Latin Amerikalı Yönetmenlerden Oscar Ambargosu
Latin Amerikalı yönetmenlerin Akademi Ödülleri’ndeki başarısı, sınır ve mülteci tartışmalarının yaşandığı günümüzde sinemanın sınırları yıkan yönüne işaret ediyor
Bir film öncelikle yönetmenin gözüdür. Filmde izlediğimiz her kare, her diyalog, her sahne yönetmenin kendi iç dünyasında oluşturduğu filme yönelimidir. Yönetmenler doğal olarak yetiştiği çevre, coğrafya ve kültürden etkilenir, etkilenmesi de beklenir. Yönetmenin kameraya hapsettiği ışık veya ses, bizim görmemizi istediği plan; onun oyun bahçesi gibidir. O; kadrajın içini, rengini ve şeklini kendine göre değiştirir. Bize bir şeyler anlatarak ya da göstererek bir kodlama yapar. Biz de filmi izlerken esasen bu kodları açarak okuma yaparız.

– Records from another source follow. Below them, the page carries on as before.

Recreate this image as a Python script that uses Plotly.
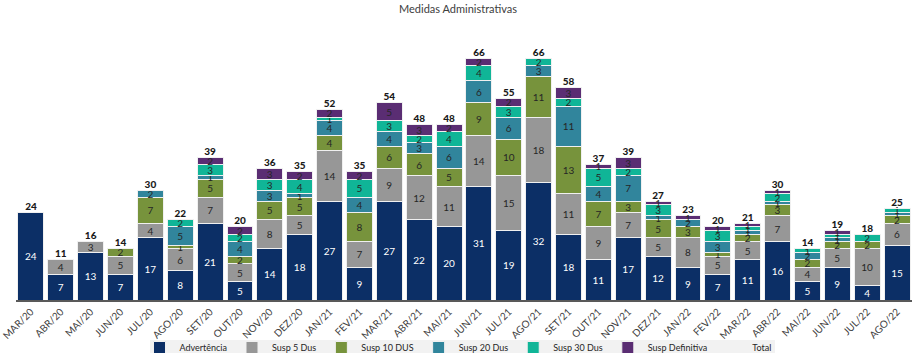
import plotly.graph_objects as go

months = ["MAR/20","ABR/20","MAI/20","JUN/20","JUL/20","AGO/20","SET/20","OUT/20","NOV/20","DEZ/20",
          "JAN/21","FEV/21","MAR/21","ABR/21","MAI/21","JUN/21","JUL/21","AGO/21","SET/21","OUT/21",
          "NOV/21","DEZ/21","JAN/22","FEV/22","MAR/22","ABR/22","MAI/22","JUN/22","JUL/22","AGO/22"]

advertencia = [24, 7, 13, 7, 17, 8, 21, 5, 14, 18, 27, 9, 27, 22, 20, 31, 19, 32, 18, 11, 17, 12, 9, 7, 11, 16, 5, 9, 4, 15]
susp5       = [0, 4, 3, 5, 4, 6, 7, 5, 8, 5, 14, 7, 9, 12, 11, 14, 15, 18, 11, 9, 7, 5, 8, 5, 5, 7, 4, 5, 10, 6]
susp10      = [0, 0, 0, 2, 7, 1, 5, 2, 5, 5, 4, 8, 6, 6, 5, 9, 10, 11, 13, 7, 3, 5, 3, 1, 2, 3, 2, 2, 2, 2]
susp20      = [0, 0, 0, 0, 2, 5, 1, 4, 3, 1, 4, 4, 4, 3, 6, 6, 6, 3, 11, 4, 7, 1, 2, 3, 1, 1, 2, 1, 0, 1]
susp30      = [0, 0, 0, 0, 0, 2, 3, 2, 3, 4, 1, 5, 3, 2, 4, 4, 3, 2, 2, 5, 2, 3, 0, 3, 1, 2, 1, 1, 2, 1]
definitiva  = [0, 0, 0, 0, 0, 0, 2, 2, 3, 2, 2, 2, 5, 3, 2, 2, 2, 0, 3, 1, 3, 1, 1, 1, 1, 1, 0, 1, 0, 0]
totals = [a + b + c + d + e + f for a, b, c, d, e, f in zip(advertencia, susp5, susp10, susp20, susp30, definitiva)]

series = [
    ("Advertência", advertencia, "#0C2F66", "white"),
    ("Susp 5 Dus", susp5, "#979797", "#262626"),
    ("Susp 10 DUS", susp10, "#77933C", "#262626"),
    ("Susp 20 Dus", susp20, "#31859C", "#262626"),
    ("Susp 30 Dus", susp30, "#10B597", "#262626"),
    ("Susp Definitiva", definitiva, "#5A2D73", "#262626"),
]

FONT = "Lato, 'Liberation Sans', sans-serif"
W, H = 916, 353
ML, MR, MT, MB = 16, 4, 22, 53
PW, PH = W - ML - MR, H - MT - MB

def px_x(px):
    return (px - ML) / PW

def px_y(py):
    return (H - MB - py) / PH

fig = go.Figure()
for name, vals, color, tcolor in series:
    texts = [str(v) if v > 0 else "" for v in vals]
    fig.add_trace(go.Bar(
        x=months, y=vals, name=name,
        marker=dict(color=color, line=dict(color="#F0F0F0", width=1)),
        text=texts, textposition="inside", insidetextanchor="middle",
        constraintext="none", textangle=0,
        textfont=dict(size=10, color=tcolor, family=FONT),
        hoverinfo="skip",
    ))

fig.add_trace(go.Scatter(
    x=months, y=totals, mode="text", text=[str(t) for t in totals],
    textposition="top center", textfont=dict(size=10, color="#1a1a1a", family="Lato Black, Lato, sans-serif"),
    showlegend=False, hoverinfo="skip", cliponaxis=False,
))
fig.add_trace(go.Scatter(
    x=[None], y=[None], mode="lines", name="Total",
    line=dict(color="rgba(0,0,0,0)", width=0),
))

fig.update_layout(
    width=W, height=H,
    margin=dict(l=ML, r=MR, t=MT, b=MB, autoexpand=False),
    barmode="stack", bargap=0.13,
    plot_bgcolor="white", paper_bgcolor="white",
    font=dict(family=FONT, size=9, color="#404040"),
    title=dict(text="Medidas Administrativas", x=0.5, xanchor="center", y=0.985, yanchor="top",
               font=dict(size=11, color="#404040", family=FONT)),
    legend=dict(orientation="h", x=0.5, xanchor="center", xref="container",
                y=px_y(333), yanchor="top", yref="paper",
                bgcolor="rgba(0,0,0,0)", font=dict(size=9, color="#262626", family=FONT),
                itemwidth=30, traceorder="normal", tracegroupgap=0),
    shapes=[dict(type="rect", xref="paper", yref="paper",
                 x0=px_x(150), x1=px_x(775), y0=px_y(353), y1=px_y(340),
                 fillcolor="#F2F2F2", line=dict(width=0), layer="below")],
)
fig.update_xaxes(type="category", range=[-0.5, 29.5], tickangle=-45, showline=True,
                 linecolor="#595959", linewidth=2,
                 ticks="", showgrid=False, tickfont=dict(size=10, color="#404040", family=FONT),
                 automargin=False)
fig.update_yaxes(range=[0, 76], visible=False, showgrid=False)

fig.write_html("out.html")
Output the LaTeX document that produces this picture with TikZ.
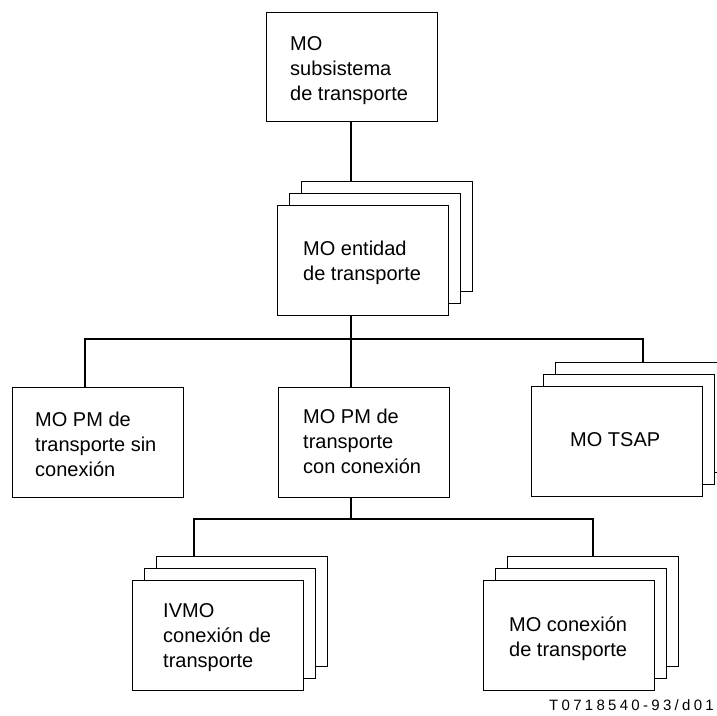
\documentclass[tikz,border=0pt]{standalone}
\usepackage{fontspec}
\setmainfont{Liberation Sans}
\begin{document}
\begin{tikzpicture}[x=1pt,y=-1pt,
  box/.style={draw,fill=white,line width=0.9pt,minimum width=171pt,minimum height=110pt,inner sep=0pt},
  txt/.style={anchor=north west,inner sep=0pt,align=left,font=\fontsize{20}{25}\selectfont},
  conn/.style={line width=1.8pt},
  reflabel/.style={anchor=base east,inner sep=0pt,font=\fontsize{15}{17}\selectfont\addfontfeature{LetterSpace=22}}]
\useasboundingbox (0,0) rectangle (717,715);
% top
\node[box,minimum height=109pt] (sub) at (351.5,66.5) {};
\node[txt] (tsub) at (290,32.5) {\strut MO\\subsistema\\de transporte};
% entity stack
\node[box] (ent3) at (387,236) {};
\node[box] (ent2) at (375,248) {};
\node[box] (ent1) at (363,260) {};
\node[txt] (tent) at (303,237.5) {\strut MO entidad\\de transporte};
% second row
\node[box] (pmsin) at (97.5,442) {};
\node[txt] (tpmsin) at (35,408.5) {\strut MO PM de\\transporte sin\\conexión};
\node[box] (pmcon) at (363.5,442) {};
\node[txt] (tpmcon) at (303,405.5) {\strut MO PM de\\transporte\\con conexión};
\begin{scope}
  \clip (0,0) rectangle (717,715);
  \node[box] (tsap3) at (641,417.5) {};
\end{scope}
\node[box] (tsap2) at (629,429.5) {};
\node[box] (tsap1) at (617,441.5) {};
\node[txt] (ttsap) at (570,428.5) {\strut MO TSAP};
% third row
\node[box] (ivmo3) at (241.5,611.5) {};
\node[box] (ivmo2) at (229.5,623.5) {};
\node[box] (ivmo1) at (217.5,635.5) {};
\node[txt] (tivmo) at (163,600) {\strut IVMO\\conexión de\\transporte};
\node[box] (con3) at (592.5,611.5) {};
\node[box] (con2) at (580.5,623.5) {};
\node[box] (con1) at (568.5,635.5) {};
\node[txt] (tcon) at (509,614) {\strut MO conexión\\de transporte};
\node[reflabel] (ref) at (714,710) {T0718540-93/d01};
% connectors
\coordinate (vx) at (351,0);
\coordinate (busL) at (85,339);
\coordinate (busR) at (643,339);
\coordinate (bus2L) at (194,519);
\coordinate (bus2R) at (593,519);
\draw[conn] (vx |- sub.south) -- (vx |- ent3.north);
\draw[conn] (vx |- ent1.south) -- (vx |- pmcon.north);
\draw[conn] (pmsin.north -| busL) |- (busR) -- (busR |- tsap3.north);
\draw[conn] (vx |- pmcon.south) -- (vx |- bus2L);
\draw[conn] (ivmo3.north -| bus2L) |- (bus2R) -- (bus2R |- con3.north);
\end{tikzpicture}
\end{document}
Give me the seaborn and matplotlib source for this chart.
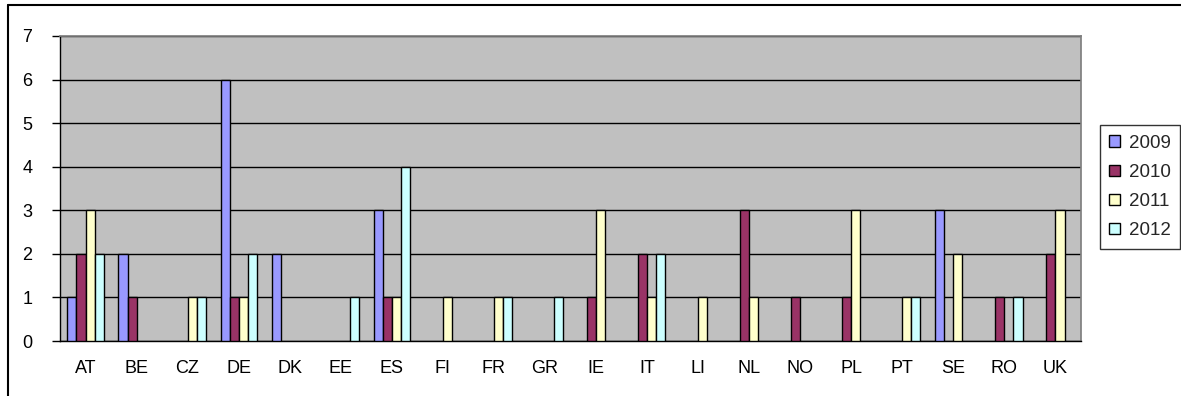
import pandas as pd
import matplotlib
matplotlib.use("Agg")
import matplotlib.pyplot as plt
from matplotlib.lines import Line2D
import seaborn as sns

# Werte aus dem Diagramm
countries = ["AT", "BE", "CZ", "DE", "DK", "EE", "ES", "FI", "FR", "GR",
             "IE", "IT", "LI", "NL", "NO", "PL", "PT", "SE", "RO", "UK"]
years = ["2009", "2010", "2011", "2012"]
v2009 = [1, 2, 0, 6, 2, 0, 3, 0, 0, 0, 0, 0, 0, 0, 0, 0, 0, 3, 0, 0]
v2010 = [2, 1, 0, 1, 0, 0, 1, 0, 0, 0, 1, 2, 0, 3, 1, 1, 0, 0, 1, 2]
v2011 = [3, 0, 1, 1, 0, 0, 1, 1, 1, 0, 3, 1, 1, 1, 0, 3, 1, 2, 0, 3]
v2012 = [2, 0, 1, 2, 0, 1, 4, 0, 1, 1, 0, 2, 0, 0, 0, 0, 1, 0, 1, 0]
colors = ["#9999FF", "#993366", "#FFFFCC", "#CCFFFF"]

rows = []
for year, vals in zip(years, [v2009, v2010, v2011, v2012]):
    for c, v in zip(countries, vals):
        rows.append({"land": c, "jahr": year, "wert": v})
df = pd.DataFrame(rows)

sns.set_theme(style="white")
plt.rcParams["font.family"] = ["Liberation Sans", "DejaVu Sans"]

W, H = 1181, 396
fig = plt.figure(figsize=(W / 100, H / 100), dpi=100)
ax = fig.add_axes([60 / W, 1 - 341 / H, (1081 - 60) / W, (341 - 36) / H])

# Rahmen um das Diagramm (nur links und oben sichtbar)
fig.add_artist(Line2D([8 / W, 8 / W], [0, 1 - 5 / H], color="black", lw=1.5))
fig.add_artist(Line2D([8 / W, 1], [1 - 5 / H, 1 - 5 / H], color="black", lw=1.5))

sns.barplot(data=df, x="land", y="wert", hue="jahr", palette=colors,
            width=0.71, edgecolor="black", linewidth=1, saturation=1,
            ax=ax, zorder=3)

# Null-Balken ausblenden
for cont in ax.containers:
    for p in cont:
        if p.get_height() == 0:
            p.set_visible(False)

ax.set_facecolor("#C0C0C0")
ax.set_ylim(0, 7)
ax.set_xlim(-0.5, len(countries) - 0.5)
ax.set_yticks(range(8))
ax.yaxis.grid(True, color="black", linewidth=1, zorder=0)
ax.set_axisbelow(True)
ax.set_xlabel("")
ax.set_ylabel("")

# Striche zwischen den Kategorien
ax.set_xticks([i + 0.5 for i in range(-1, len(countries))], minor=True)
ax.tick_params(axis="x", which="major", length=0, labelsize=13, pad=14, colors="black")
ax.tick_params(axis="x", which="minor", length=6, width=1, direction="out", color="black")
ax.tick_params(axis="y", length=6, width=1, direction="out", labelsize=13, pad=14,
               colors="black", left=True)

for side in ["left", "bottom"]:
    ax.spines[side].set_color("black")
    ax.spines[side].set_linewidth(1)
ax.spines["right"].set_color("#808080")
ax.spines["top"].set_color("#808080")

leg = ax.legend(loc="center left", bbox_to_anchor=(1.0185, 0.505), frameon=True,
                fontsize=13.5, handlelength=0.55, handleheight=0.55,
                handletextpad=0.5, labelspacing=0.65, borderpad=0.5,
                borderaxespad=0, fancybox=False, edgecolor="black")
leg.get_frame().set_linewidth(1)
for h in leg.legend_handles:
    h.set_edgecolor("black")
    h.set_linewidth(1)

fig.savefig("out.png", dpi=100)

SOSYAL BİR AYNA, LATİN AMERİKA SİNEMASI
Latin Amerika; farklı dilleri konuşan, çeşitli kültürlere ve dinlere sahip yaklaşık 600 milyon insanın yaşadığı koca bir coğrafyadır. Bu coğrafyada ortaya çıkan askerî darbeler, siyasi karışıklıklar, istikrarsız yönetimler, iç savaşlar ve yolsuzluklar; insan doğası gereği üretilen sanat yapıtlarına ve hâliyle sinemaya da yansımıştır.Latin Amerika sineması; kıtanın içinde bulunduğu sosyoekonomik yapının etkisi olarak suç, gençlik, fakirlik, uyuşturucu ve karteller, fantastik mitoloji, kadın ve çocuk gibi kavramları filmsel öge olarak sıkça kullanır. Kıta sineması, 1960’lardan itibaren kendi alternatif dillerini oluşturarak ana akımın dışında konumlanmaya başlamıştır. Brezilya’da ortaya çıkan Cinema Novo (Yeni Sinema) ve Arjantin’den doğan Üçüncü Sinema akımı, Latin Amerika sinema karakteristiğinin birer yansımasıdır. Cinema Novo akımının en önemli yönetmenlerinden Glauber Rocha’nın “Elde kamera, kafada fikir…” önermesi, Latin Amerika sinemasının söylemsel biçimine bir atıftır. Fernando Birri, Dos Santos, Marcela Violante, Nelson Villagre, Ferdando Solanas gibi sinemacılar; kıta sinemasının bilinen en önemli yapı taşlarıdır.
Meksikalı yönetmenler, son altı yılda beş En İyi Yönetmen ödülünü kazanarak Akademi Ödülleri’ne adeta ambargo uygulamış ve Latin Amerika sinemasının daha çok duyulmasına ve seyredilmesine vesile olmuştur. Bu yönetmenlerin bazı filmleri belirgin biçimde Amerikan ana akım sinema formatını izleseler de filmlerin belli bölümlerinin ya da tamamının, Meksika’nın özgül kültürel motif ve kavramlarına bağlı kaldıkları görülür.
YAŞAMIN SANATSAL ANLATIMIYLA GELEN BAŞARI
Latin Amerikalı yönetmenlerin son süreçteki sıçrayışı ve Akademi Ödülleri’nde elde ettiği başarı, sınır ve mülteci tartışmalarının yaşandığı günümüzde sinemanın sınırları yıkan yönüne işaret ediyor. Zor şartlarda yaşamaya çalışan toplumlarda sinemanın kendisini anlatan yönüne verilen değer, yeni sanatsal anlatım biçimlerini ortaya çıkarıyor. Bu nedenle Latin Amerika sineması, kuşkusuz gelecek dönemde de Akademi Ödülleri’ndeki yansımalarının beraberinde anlatım dilinin farklılığıyla sinemasal hafızalardaki yerini korumayı sürdürecektir.